◆ EXERCISE AIM:
Your task is to output all the records below, word for word.

(Code that draws figures)
────────
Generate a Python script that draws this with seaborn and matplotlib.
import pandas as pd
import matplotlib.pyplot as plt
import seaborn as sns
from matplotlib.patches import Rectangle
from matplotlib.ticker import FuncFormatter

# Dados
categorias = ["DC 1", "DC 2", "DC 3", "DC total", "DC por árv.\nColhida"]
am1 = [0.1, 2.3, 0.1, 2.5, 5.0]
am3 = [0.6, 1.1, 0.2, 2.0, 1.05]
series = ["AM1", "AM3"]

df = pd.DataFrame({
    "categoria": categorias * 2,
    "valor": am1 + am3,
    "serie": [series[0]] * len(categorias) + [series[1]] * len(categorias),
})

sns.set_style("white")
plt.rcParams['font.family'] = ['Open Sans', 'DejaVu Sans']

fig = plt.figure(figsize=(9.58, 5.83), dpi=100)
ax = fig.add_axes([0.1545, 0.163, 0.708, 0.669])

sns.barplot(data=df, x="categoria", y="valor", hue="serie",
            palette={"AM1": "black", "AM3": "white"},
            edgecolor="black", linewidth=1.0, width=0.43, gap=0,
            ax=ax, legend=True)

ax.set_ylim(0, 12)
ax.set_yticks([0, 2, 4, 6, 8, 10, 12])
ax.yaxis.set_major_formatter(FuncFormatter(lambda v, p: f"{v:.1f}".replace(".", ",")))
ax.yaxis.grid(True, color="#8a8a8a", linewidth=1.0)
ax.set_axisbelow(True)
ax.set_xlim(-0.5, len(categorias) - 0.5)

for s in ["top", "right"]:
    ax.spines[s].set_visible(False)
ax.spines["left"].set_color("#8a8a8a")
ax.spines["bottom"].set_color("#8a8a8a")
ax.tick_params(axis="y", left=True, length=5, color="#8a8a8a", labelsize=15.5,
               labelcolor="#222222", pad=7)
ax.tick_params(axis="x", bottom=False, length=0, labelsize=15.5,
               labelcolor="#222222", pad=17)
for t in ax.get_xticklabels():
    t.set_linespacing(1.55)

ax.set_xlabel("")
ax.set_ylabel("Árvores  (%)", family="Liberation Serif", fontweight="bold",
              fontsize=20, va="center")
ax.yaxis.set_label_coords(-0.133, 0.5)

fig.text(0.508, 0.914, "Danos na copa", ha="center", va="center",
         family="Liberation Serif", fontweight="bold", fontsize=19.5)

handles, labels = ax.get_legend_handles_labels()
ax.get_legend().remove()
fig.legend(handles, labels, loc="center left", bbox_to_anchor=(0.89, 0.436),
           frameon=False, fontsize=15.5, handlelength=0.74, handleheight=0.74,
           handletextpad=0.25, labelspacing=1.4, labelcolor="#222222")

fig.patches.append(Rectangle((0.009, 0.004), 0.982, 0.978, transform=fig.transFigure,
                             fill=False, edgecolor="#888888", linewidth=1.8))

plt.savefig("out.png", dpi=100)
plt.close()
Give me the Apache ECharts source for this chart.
────────
◆ TASK SOLUTION:
Generate a Python script that draws this with seaborn and matplotlib.
import pandas as pd
import matplotlib.pyplot as plt
import seaborn as sns
from matplotlib.patches import Rectangle
from matplotlib.ticker import FuncFormatter

# Dados
categorias = ["DC 1", "DC 2", "DC 3", "DC total", "DC por árv.\nColhida"]
am1 = [0.1, 2.3, 0.1, 2.5, 5.0]
am3 = [0.6, 1.1, 0.2, 2.0, 1.05]
series = ["AM1", "AM3"]

df = pd.DataFrame({
    "categoria": categorias * 2,
    "valor": am1 + am3,
    "serie": [series[0]] * len(categorias) + [series[1]] * len(categorias),
})

sns.set_style("white")
plt.rcParams['font.family'] = ['Open Sans', 'DejaVu Sans']

fig = plt.figure(figsize=(9.58, 5.83), dpi=100)
ax = fig.add_axes([0.1545, 0.163, 0.708, 0.669])

sns.barplot(data=df, x="categoria", y="valor", hue="serie",
            palette={"AM1": "black", "AM3": "white"},
            edgecolor="black", linewidth=1.0, width=0.43, gap=0,
            ax=ax, legend=True)

ax.set_ylim(0, 12)
ax.set_yticks([0, 2, 4, 6, 8, 10, 12])
ax.yaxis.set_major_formatter(FuncFormatter(lambda v, p: f"{v:.1f}".replace(".", ",")))
ax.yaxis.grid(True, color="#8a8a8a", linewidth=1.0)
ax.set_axisbelow(True)
ax.set_xlim(-0.5, len(categorias) - 0.5)

for s in ["top", "right"]:
    ax.spines[s].set_visible(False)
ax.spines["left"].set_color("#8a8a8a")
ax.spines["bottom"].set_color("#8a8a8a")
ax.tick_params(axis="y", left=True, length=5, color="#8a8a8a", labelsize=15.5,
               labelcolor="#222222", pad=7)
ax.tick_params(axis="x", bottom=False, length=0, labelsize=15.5,
               labelcolor="#222222", pad=17)
for t in ax.get_xticklabels():
    t.set_linespacing(1.55)

ax.set_xlabel("")
ax.set_ylabel("Árvores  (%)", family="Liberation Serif", fontweight="bold",
              fontsize=20, va="center")
ax.yaxis.set_label_coords(-0.133, 0.5)

fig.text(0.508, 0.914, "Danos na copa", ha="center", va="center",
         family="Liberation Serif", fontweight="bold", fontsize=19.5)

handles, labels = ax.get_legend_handles_labels()
ax.get_legend().remove()
fig.legend(handles, labels, loc="center left", bbox_to_anchor=(0.89, 0.436),
           frameon=False, fontsize=15.5, handlelength=0.74, handleheight=0.74,
           handletextpad=0.25, labelspacing=1.4, labelcolor="#222222")

fig.patches.append(Rectangle((0.009, 0.004), 0.982, 0.978, transform=fig.transFigure,
                             fill=False, edgecolor="#888888", linewidth=1.8))

plt.savefig("out.png", dpi=100)
plt.close()
Give me the Apache ECharts source for this chart.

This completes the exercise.